- Church: Catholic Church
- See: Apostolic Vicariate of Cape of Good Hope, Western District
- In office: 1 October 1872 – 19 February 1908
- Predecessor: Thomas Grimley
- Successor: John Rooney
- Other post: Titular Bishop of Corada (1872-1908)

Orders
- Ordination: 5 January 1855
- Consecration: 15 December 1872 by Paul Cullen

Personal details
- Born: 15 January 1829 Dublin, County Dublin, United Kingdom of Great Britain and Ireland
- Died: 19 February 1908 (aged 79) Cape Town, Cape Colony, British Empire

= John Leonard (bishop) =

Right Rev.
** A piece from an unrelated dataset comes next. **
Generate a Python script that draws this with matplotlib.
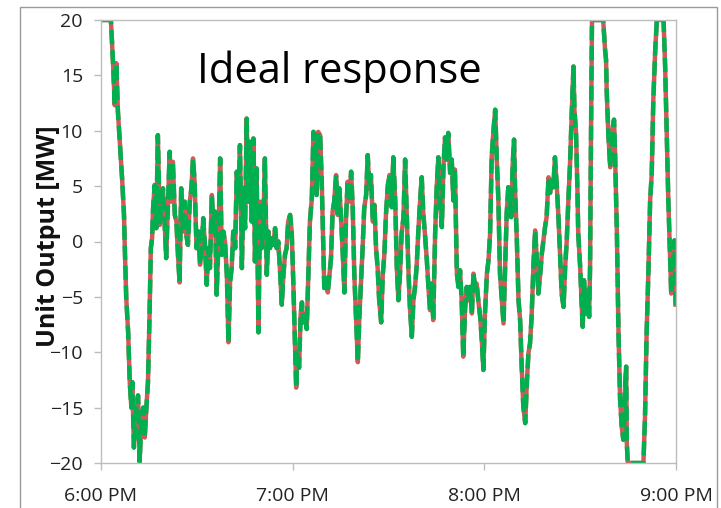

John Leonard, D.D., was an Irish born priest who served in Ireland and South Africa. Born in Dublin on 15 January 1829, he matriculated in St. Patrick's College, Maynooth in 1849. He was ordained a priest in 1855 by Archbishop of Dublin Paul Cullen.
Dr. Leonard was curate at Blanchardstown, Co. Dublin, when appointed to succeed Dr. Grimley in Roman Catholic Archdiocese of Cape Town, as Vicar Apostolic of the Cape of Good Hope and Titular Bishop of Corada, serving from 1872 until he died on 19 February 1908, he was succeeded by Dr. John Rooney as Bishop.